Dozens of lawmakers from the nation’s three most populous states are calling on defense leaders to increase their Guard forces following an unprecedented year of domestic and overseas missions.
Fifty-nine House lawmakers, including both Democrats and Republicans, from California, Texas and Florida wrote to Defense Secretary Lloyd Austin last week asking for a review of current force structure and for support in growing the Guard in each of the three states.
The letter notes that California, Florida and Texas have the three lowest Guardsmen-to-civilian ratios in the country and states that the past year, with civil unrest, pandemic, natural disaster and more missions, has highlighted the strain on units in those states.
“The limited resources allocated to our states has affected our Guard bureau’s ability to rotate personnel, putting greater demand on Guard families,” they wrote.
Members of the House Armed Services Committee led the effort.

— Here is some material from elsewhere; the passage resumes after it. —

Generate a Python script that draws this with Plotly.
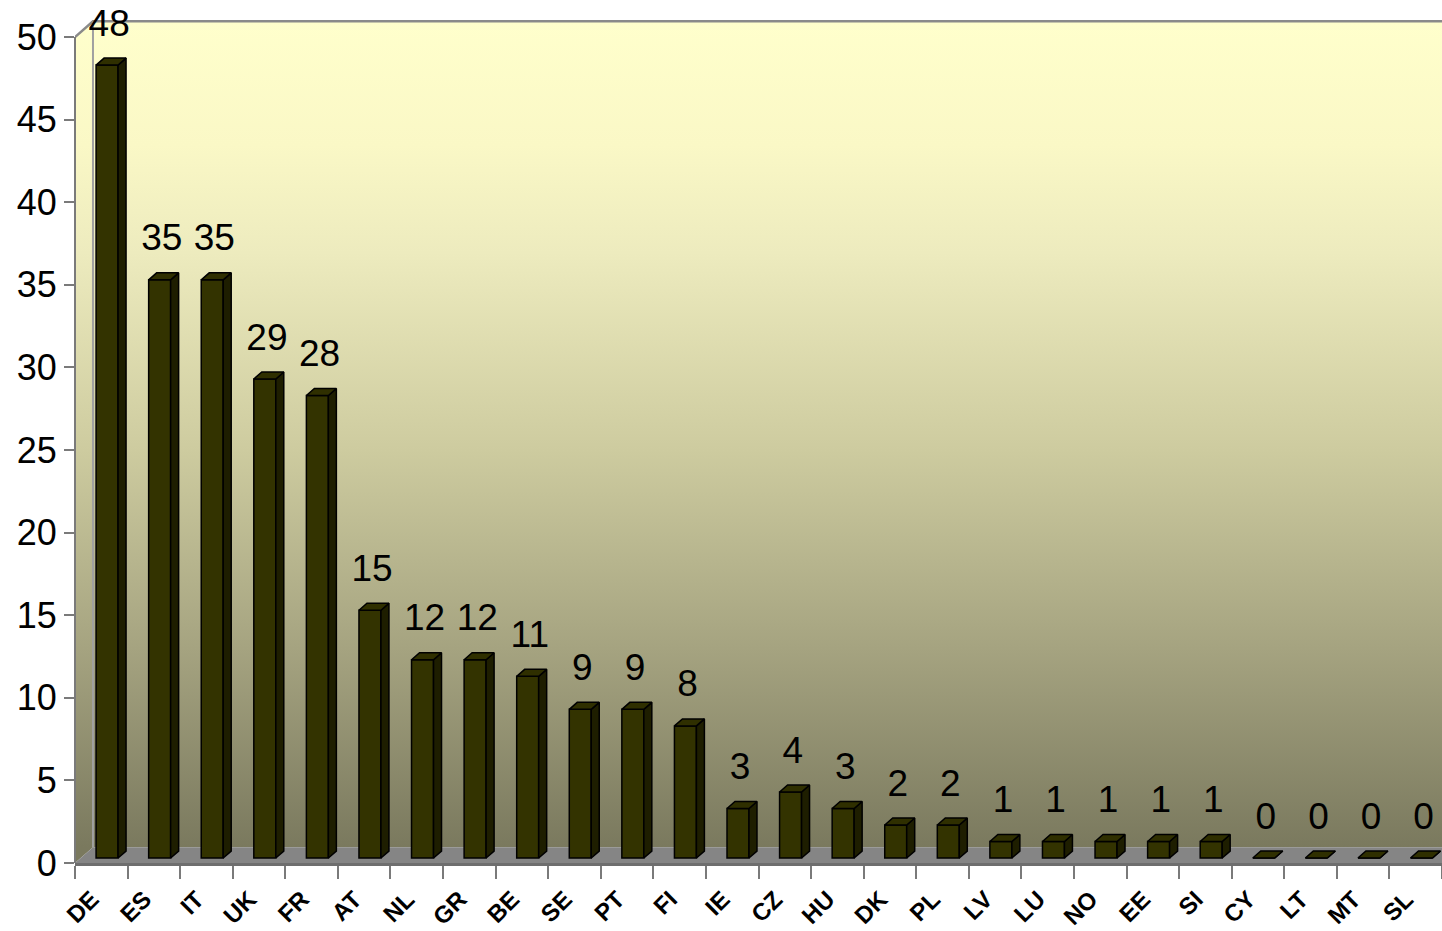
import plotly.graph_objects as go

# ---------------- data ----------------
countries = ["DE", "ES", "IT", "UK", "FR", "AT", "NL", "GR", "BE", "SE", "PT", "FI", "IE",
             "CZ", "HU", "DK", "PL", "LV", "LU", "NO", "EE", "SI", "CY", "LT", "MT", "SL"]
values = [48, 35, 35, 29, 28, 15, 12, 12, 11, 9, 9, 8, 3, 4, 3, 2, 2, 1, 1, 1, 1, 1, 0, 0, 0, 0]
y_ticks = [0, 5, 10, 15, 20, 25, 30, 35, 40, 45, 50]

# ---------------- geometry / style ----------------
n = len(countries)
X0, X1 = -0.5, n - 0.5
Y0, Y1 = 0, 52
WALL_DX, WALL_DY = 0.342, 0.95       # depth of the 3-D box (axis units)
BAR_OFF, BAR_W, BAR_BASE = 0.11, 0.418, 0.3
SIDE_DX, SIDE_DY = 0.152, 0.424      # depth of each 3-D bar
LABEL_GAP = 0.8
TICK_SHIFT = -0.18
FONT = "Liberation Sans, Arial, sans-serif"
FRONT, SIDE, TOP = "#333300", "#1e1e00", "#2f2f00"
WALL_SCALE = [[0.0, "rgb(122,121,94)"], [0.24, "rgb(165,163,128)"], [0.48, "rgb(205,203,159)"],
              [0.72, "rgb(237,235,190)"], [0.85, "rgb(250,248,198)"], [1.0, "rgb(255,255,204)"]]

top_wall = y_ticks[-1]
wx = X0 + WALL_DX
fig = go.Figure()

# back wall
fig.add_trace(go.Scatter(
    x=[wx, X1 + 1, X1 + 1, wx, wx], y=[WALL_DY, WALL_DY, top_wall + WALL_DY, top_wall + WALL_DY, WALL_DY],
    mode="lines", line=dict(width=0), fill="toself",
    fillgradient=dict(type="vertical", colorscale=WALL_SCALE, start=WALL_DY, stop=top_wall + WALL_DY),
    hoverinfo="skip", showlegend=False))
# left side wall
fig.add_trace(go.Scatter(
    x=[X0, wx, wx, X0, X0], y=[0, WALL_DY, top_wall + WALL_DY, top_wall, 0],
    mode="lines", line=dict(width=0), fill="toself",
    fillgradient=dict(type="vertical", colorscale=WALL_SCALE, start=WALL_DY, stop=top_wall + WALL_DY),
    hoverinfo="skip", showlegend=False))
# floor
fig.add_trace(go.Scatter(
    x=[X0, X1 + 1, X1 + 1, wx, X0], y=[0, 0, WALL_DY, WALL_DY, 0],
    mode="lines", line=dict(width=0), fill="toself", fillcolor="#858585",
    hoverinfo="skip", showlegend=False))
# wall edges
fig.add_trace(go.Scatter(
    x=[X0, wx, X1 + 1], y=[top_wall, top_wall + WALL_DY, top_wall + WALL_DY],
    mode="lines", line=dict(color="#8a8a8a", width=2.5), hoverinfo="skip", showlegend=False))
fig.add_trace(go.Scatter(
    x=[wx, wx], y=[WALL_DY, top_wall + WALL_DY],
    mode="lines", line=dict(color="#a0a0a0", width=2), hoverinfo="skip", showlegend=False))

# ---------------- bars (overlay subplot, drawn above the walls) ----------------
xs = [i + BAR_OFF for i in range(n)]
fig.add_trace(go.Bar(
    x=xs, y=values, base=BAR_BASE, width=BAR_W,
    marker=dict(color=FRONT, line=dict(color="black", width=1.5)),
    xaxis="x2", yaxis="y2", hoverinfo="skip", showlegend=False))

side_x, side_y, top_x, top_y = [], [], [], []
for x, v in zip(xs, values):
    xl, xr = x - BAR_W / 2, x + BAR_W / 2
    yb, yt = BAR_BASE, BAR_BASE + v
    side_x += [xr, xr, xr + SIDE_DX, xr + SIDE_DX, xr, None]
    side_y += [yb, yt, yt + SIDE_DY, yb + SIDE_DY, yb, None]
    top_x += [xl, xr, xr + SIDE_DX, xl + SIDE_DX, xl, None]
    top_y += [yt, yt, yt + SIDE_DY, yt + SIDE_DY, yt, None]

fig.add_trace(go.Scatter(x=side_x, y=side_y, mode="lines", fill="toself", fillcolor=SIDE,
                         line=dict(color="black", width=1.5), xaxis="x2", yaxis="y2",
                         hoverinfo="skip", showlegend=False))
fig.add_trace(go.Scatter(x=top_x, y=top_y, mode="lines", fill="toself", fillcolor=TOP,
                         line=dict(color="black", width=1.5), xaxis="x2", yaxis="y2",
                         hoverinfo="skip", showlegend=False))

# value labels
fig.add_trace(go.Scatter(
    x=[i + 0.15 for i in range(n)],
    y=[v + BAR_BASE + SIDE_DY + LABEL_GAP for v in values],
    text=[str(v) for v in values], mode="text", textposition="top center",
    textfont=dict(family=FONT, size=37, color="black"), cliponaxis=False,
    xaxis="x2", yaxis="y2", hoverinfo="skip", showlegend=False))

# y axis line (0..50)
fig.add_shape(type="line", xref="paper", yref="y", x0=0, x1=0, y0=0, y1=top_wall,
              line=dict(color="#7a7a7a", width=2), layer="above")

fig.update_layout(
    template="none",
    width=1442, height=931,
    margin=dict(l=75, r=0, t=4, b=68, autoexpand=False),
    paper_bgcolor="white", plot_bgcolor="white",
    showlegend=False,
    xaxis=dict(range=[X0, X1], tickmode="array", tickvals=[i + TICK_SHIFT for i in range(n)],
               ticktext=countries,
               ticks="", tickangle=-45, ticklabelstandoff=10,
               tickfont=dict(family=FONT, size=24, color="black", weight="bold"),
               showline=True, linecolor="#6e6e6e", linewidth=2.5,
               showgrid=False, zeroline=False, automargin=False, fixedrange=True,
               minor=dict(tickmode="array", tickvals=[i - 0.5 for i in range(n + 1)], ticks="outside",
                          ticklen=13, tickcolor="#7a7a7a", tickwidth=2, showgrid=False)),
    yaxis=dict(range=[Y0, Y1], tickmode="array", tickvals=y_ticks, ticks="outside", ticklen=10,
               tickcolor="#7a7a7a", tickwidth=2,
               tickfont=dict(family=FONT, size=36, color="black"),
               showline=False, showgrid=False, zeroline=False, automargin=False, fixedrange=True),
    xaxis2=dict(overlaying="x", range=[X0, X1], visible=False, fixedrange=True),
    yaxis2=dict(overlaying="y", range=[Y0, Y1], visible=False, fixedrange=True),
)

fig.write_html("out.html", config={"displayModeBar": False},
               post_script="document.body.style.margin='0';")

The letter cites a report to Congress, “Impact of U.S. Population Trends on National Guard Force Structure,” that was sent earlier this year from the National Guard Bureau.
That report noted a population shift from rural to urban communities that “will require the National Guard to rebalance recruiting within states to keep pace with the internal shift within each state.”
But, the report also notes that “overall, domestic migration from the Northern U.S. to the South and West will cause more recruiting challenges as the pool of eligible recruits is reduced.”
Fewer potential recruits are eligible for military service in the South and West due to poor fitness, lack of educational achievement and drug use.
The NGB report also notes that states with higher population densities have, on average, lower per capita military recruitment than more rural states.
“Rural communities with fewer economic opportunities continue to see more recruits per capita,” the report found.